Many Wyoming county fairs saw increased, record livestock sale receipts
By Katie Shockley
Most county fairs across the state are reporting an unexpected phenomenon during the current economic downturn – an increase in total gross sales at junior livestock auctions compared to previous years.
Over half of the counties reported an increase, with the rest reporting similar or slightly lower sale numbers from previous years.
Albany, Park, Teton and Washakie counties had record sales.
In Albany County, the highest gross sale had been about $450,000, and this year this number was surpassed with a record-breaking $600,000.
“I really don’t know the reason,” said Albany County 4-H Educator Mary Louise Wood. “Everybody is super appreciative. It still gives me goose bumps.”
The idea of a record-breaking sale was also a shock for Park County 4-H Educator Tycee Brown.
According to Brown, Park County tried an online auction format for the first time this year, in order to help people who may be concerned about attending the sale for health reasons or even allow family and friends from far away to participate and watch.
Hogs, lambs, goats and rabbits were all reportedly up in numbers from last year, while beef was slightly down. One goat sold for $120 per pound, setting a new record from the previous of $75 per pound.
“I’m just very grateful we have been able to have livestock shows and sales in Wyoming. We have such good community support, not just here in Park County but around the state as well,” said Brown.

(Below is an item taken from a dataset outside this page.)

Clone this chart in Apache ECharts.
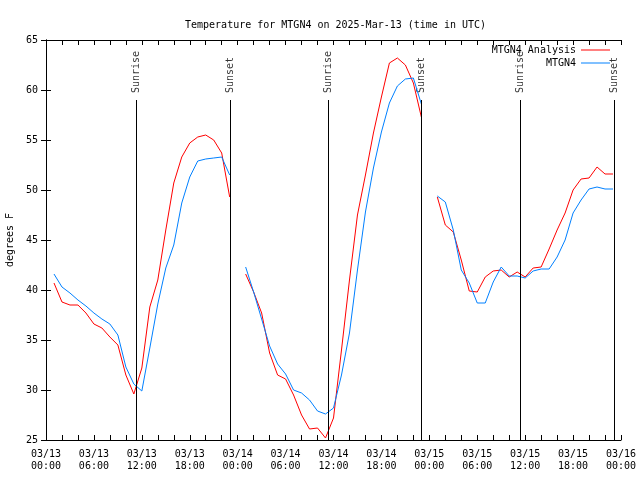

Teton County reported an almost 20 percent sale increase from last year.
“My guess as to why it might be higher is because the people who have the money felt a swell of emotional support for the kids and families in the program,” said Teton County 4-H Educator Glenn Owings.
Owings also thought the fair received more attention than normal because there hasn’t been a lot going on.
Washakie County 4-H Educator Amber Armajo had no explanation for the increase in numbers, but said it was the best they have ever had.
“I went back and did a spreadsheet for history purposes and found the highest bottom dollar and the highest averages ever,” said Armajo.
Others around the state have been pleasantly surprised by the turnout at livestock auctions at fairs this year despite economic concerns.
“We were worried, but our community held strong and showed up to support our kids,” said Johnson County 4-H Educator Bryce McKenzie. “The kids are very fortunate during these uncertain economic times that our society has faced.”
Crook County 4-H Educator Sara Fleenor also reported Crook County’s Livestock Sale grossed higher than last year.
“We had a great turnout. I think a few reasons for this were that people wanted to support kids. We also advertised heavily that our packing plants had spots reserved for those animals to be processed within the next two weeks, so there was no need to wait on their meat,” said Fleenor.
Despite a small decrease in Natrona County, 4-H Educator Joddee Jacobsen said she believes the county still had an outstanding sale.
“I think it’s important to remember Casper and Natrona County have been hit especially hard with the decline of oil exploration, drilling and fracking,” said Jacobsen. “I think even with the slight decline, we still had the top sale in the state, in regard to the total amount earned at the sale.”
The Natrona County sale grossed about $878,000, which was only down about $10,000 from the previous year.